EXERCISE DETAILS:
Scan the records and identify every line in which the string "document" occurs, then return those lines.

* begin TASK MATERIAL *

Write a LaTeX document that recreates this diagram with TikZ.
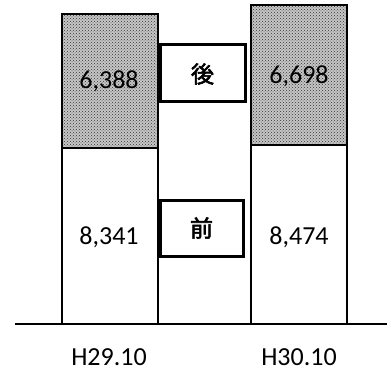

* end TASK MATERIAL *
* begin TASK MATERIAL *

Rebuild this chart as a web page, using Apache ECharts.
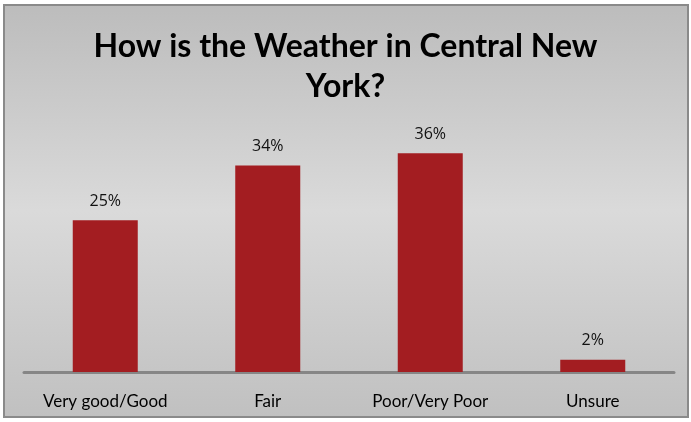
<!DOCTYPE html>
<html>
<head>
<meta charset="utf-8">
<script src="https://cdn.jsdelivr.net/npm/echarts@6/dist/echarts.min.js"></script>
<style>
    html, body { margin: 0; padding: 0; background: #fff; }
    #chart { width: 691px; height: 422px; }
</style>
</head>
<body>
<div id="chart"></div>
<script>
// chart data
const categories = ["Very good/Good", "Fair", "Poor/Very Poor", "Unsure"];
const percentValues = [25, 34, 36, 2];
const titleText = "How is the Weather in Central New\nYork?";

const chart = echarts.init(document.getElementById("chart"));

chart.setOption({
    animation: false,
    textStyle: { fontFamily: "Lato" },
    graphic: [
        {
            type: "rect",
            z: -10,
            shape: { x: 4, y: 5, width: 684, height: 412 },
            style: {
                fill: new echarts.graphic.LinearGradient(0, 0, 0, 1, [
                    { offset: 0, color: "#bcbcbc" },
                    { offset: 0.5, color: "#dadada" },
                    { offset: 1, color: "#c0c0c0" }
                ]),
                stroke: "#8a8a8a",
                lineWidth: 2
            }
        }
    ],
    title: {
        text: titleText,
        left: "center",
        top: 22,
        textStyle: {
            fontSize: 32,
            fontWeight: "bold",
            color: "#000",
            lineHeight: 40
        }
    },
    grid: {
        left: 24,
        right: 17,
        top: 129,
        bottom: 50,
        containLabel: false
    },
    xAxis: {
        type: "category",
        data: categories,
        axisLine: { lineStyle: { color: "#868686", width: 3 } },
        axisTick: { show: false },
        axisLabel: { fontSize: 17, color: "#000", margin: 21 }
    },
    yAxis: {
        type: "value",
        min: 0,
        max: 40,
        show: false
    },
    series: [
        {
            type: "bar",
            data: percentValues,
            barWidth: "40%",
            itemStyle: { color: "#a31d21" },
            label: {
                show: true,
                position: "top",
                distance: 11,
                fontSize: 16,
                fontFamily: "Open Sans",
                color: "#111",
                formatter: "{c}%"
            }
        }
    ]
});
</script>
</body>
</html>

* end TASK MATERIAL *

COMPLETED EXERCISE:
Write a LaTeX document that recreates this diagram with TikZ.
const chart = echarts.init(document.getElementById("chart"));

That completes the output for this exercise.